* Begin Input records *
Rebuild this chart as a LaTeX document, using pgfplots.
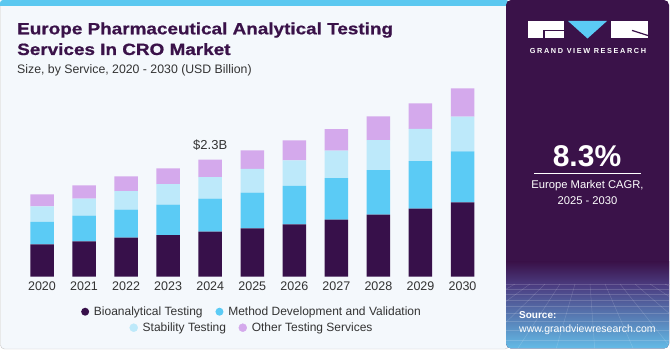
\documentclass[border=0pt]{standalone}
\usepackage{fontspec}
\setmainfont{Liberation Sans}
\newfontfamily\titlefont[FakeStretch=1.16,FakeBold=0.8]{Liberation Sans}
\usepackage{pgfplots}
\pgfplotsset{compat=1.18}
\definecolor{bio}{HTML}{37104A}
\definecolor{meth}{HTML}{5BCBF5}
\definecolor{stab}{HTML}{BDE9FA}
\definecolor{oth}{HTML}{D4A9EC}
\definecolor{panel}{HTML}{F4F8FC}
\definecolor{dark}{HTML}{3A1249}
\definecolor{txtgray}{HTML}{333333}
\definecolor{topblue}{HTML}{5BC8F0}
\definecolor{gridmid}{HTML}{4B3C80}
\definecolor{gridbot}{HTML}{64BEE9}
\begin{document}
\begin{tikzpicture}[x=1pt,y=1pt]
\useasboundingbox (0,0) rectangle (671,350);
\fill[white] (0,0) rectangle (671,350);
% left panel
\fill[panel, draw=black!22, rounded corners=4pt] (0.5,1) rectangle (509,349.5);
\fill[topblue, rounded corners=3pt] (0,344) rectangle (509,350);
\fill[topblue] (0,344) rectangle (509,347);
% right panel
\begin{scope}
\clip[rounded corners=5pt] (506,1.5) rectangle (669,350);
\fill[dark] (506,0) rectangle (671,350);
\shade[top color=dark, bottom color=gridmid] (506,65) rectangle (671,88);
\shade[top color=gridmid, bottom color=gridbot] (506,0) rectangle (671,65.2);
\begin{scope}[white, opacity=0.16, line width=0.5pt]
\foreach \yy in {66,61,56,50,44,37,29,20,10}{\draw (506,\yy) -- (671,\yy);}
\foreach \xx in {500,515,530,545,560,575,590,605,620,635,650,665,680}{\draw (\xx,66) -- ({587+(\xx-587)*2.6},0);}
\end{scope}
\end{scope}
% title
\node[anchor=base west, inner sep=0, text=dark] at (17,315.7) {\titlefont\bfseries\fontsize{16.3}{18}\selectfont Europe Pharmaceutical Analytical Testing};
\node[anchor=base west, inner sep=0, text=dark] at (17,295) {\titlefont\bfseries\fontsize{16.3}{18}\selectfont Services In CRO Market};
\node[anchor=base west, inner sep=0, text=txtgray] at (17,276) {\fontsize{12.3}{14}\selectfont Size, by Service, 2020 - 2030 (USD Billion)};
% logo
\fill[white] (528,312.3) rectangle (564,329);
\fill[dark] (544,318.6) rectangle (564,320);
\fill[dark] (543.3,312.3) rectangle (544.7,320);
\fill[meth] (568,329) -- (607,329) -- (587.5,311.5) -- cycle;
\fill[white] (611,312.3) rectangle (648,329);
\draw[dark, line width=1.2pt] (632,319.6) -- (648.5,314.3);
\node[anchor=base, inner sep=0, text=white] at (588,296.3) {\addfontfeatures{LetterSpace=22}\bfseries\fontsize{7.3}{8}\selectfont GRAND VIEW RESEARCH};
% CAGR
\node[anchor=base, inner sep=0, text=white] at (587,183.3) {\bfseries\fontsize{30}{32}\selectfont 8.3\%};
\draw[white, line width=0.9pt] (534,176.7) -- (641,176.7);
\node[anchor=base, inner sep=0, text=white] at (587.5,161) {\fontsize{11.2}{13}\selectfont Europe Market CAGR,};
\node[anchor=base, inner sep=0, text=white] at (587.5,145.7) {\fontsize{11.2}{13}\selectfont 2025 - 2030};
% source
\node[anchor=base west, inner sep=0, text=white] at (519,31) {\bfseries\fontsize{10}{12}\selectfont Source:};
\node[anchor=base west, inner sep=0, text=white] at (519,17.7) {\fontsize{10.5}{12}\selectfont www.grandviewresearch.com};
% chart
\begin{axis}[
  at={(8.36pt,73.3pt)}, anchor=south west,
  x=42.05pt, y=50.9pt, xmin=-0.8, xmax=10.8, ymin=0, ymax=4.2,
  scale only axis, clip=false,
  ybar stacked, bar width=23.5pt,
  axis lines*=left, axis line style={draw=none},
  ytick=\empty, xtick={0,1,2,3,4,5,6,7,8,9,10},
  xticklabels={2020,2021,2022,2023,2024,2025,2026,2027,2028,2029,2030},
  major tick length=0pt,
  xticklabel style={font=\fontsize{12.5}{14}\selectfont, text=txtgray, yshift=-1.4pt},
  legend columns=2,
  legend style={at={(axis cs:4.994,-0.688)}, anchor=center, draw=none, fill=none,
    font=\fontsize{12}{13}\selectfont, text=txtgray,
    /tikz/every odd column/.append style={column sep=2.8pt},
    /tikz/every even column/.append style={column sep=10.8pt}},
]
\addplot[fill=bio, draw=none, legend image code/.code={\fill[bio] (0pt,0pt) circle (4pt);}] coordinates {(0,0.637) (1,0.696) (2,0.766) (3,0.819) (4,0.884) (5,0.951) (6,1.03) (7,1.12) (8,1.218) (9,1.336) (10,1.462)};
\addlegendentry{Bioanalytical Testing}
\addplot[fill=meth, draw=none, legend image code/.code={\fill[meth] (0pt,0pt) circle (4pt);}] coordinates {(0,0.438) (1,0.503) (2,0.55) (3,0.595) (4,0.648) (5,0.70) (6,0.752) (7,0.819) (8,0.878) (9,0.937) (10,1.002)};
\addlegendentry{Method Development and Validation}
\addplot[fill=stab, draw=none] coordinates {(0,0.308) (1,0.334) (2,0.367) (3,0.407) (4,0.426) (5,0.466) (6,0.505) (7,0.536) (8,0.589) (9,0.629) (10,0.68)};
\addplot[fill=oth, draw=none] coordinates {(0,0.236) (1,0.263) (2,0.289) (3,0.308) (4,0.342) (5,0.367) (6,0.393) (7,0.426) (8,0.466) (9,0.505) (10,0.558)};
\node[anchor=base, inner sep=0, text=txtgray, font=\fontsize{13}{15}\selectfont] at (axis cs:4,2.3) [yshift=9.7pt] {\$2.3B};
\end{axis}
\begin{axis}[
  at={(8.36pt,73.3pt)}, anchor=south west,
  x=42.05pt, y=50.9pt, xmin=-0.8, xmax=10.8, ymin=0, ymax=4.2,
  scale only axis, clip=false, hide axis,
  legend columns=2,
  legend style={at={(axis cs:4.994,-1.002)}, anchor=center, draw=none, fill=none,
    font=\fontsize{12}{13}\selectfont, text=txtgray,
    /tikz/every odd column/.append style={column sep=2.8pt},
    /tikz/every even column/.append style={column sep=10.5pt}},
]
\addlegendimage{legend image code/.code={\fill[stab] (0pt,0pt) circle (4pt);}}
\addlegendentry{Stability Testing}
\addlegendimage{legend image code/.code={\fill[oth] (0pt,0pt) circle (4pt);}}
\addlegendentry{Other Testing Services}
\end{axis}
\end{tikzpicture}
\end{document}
* End Input records *
* Begin Input records *
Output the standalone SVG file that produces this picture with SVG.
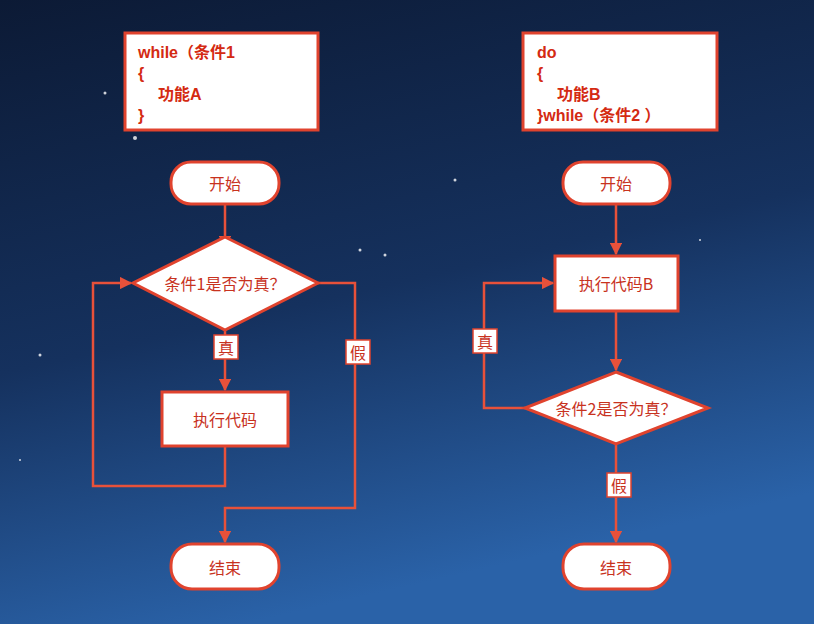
* End Input records *
To be done
Gather all lines of the records that include the word "standalone".

The output
\documentclass[border=0pt]{standalone}
Output the standalone SVG file that produces this picture with SVG.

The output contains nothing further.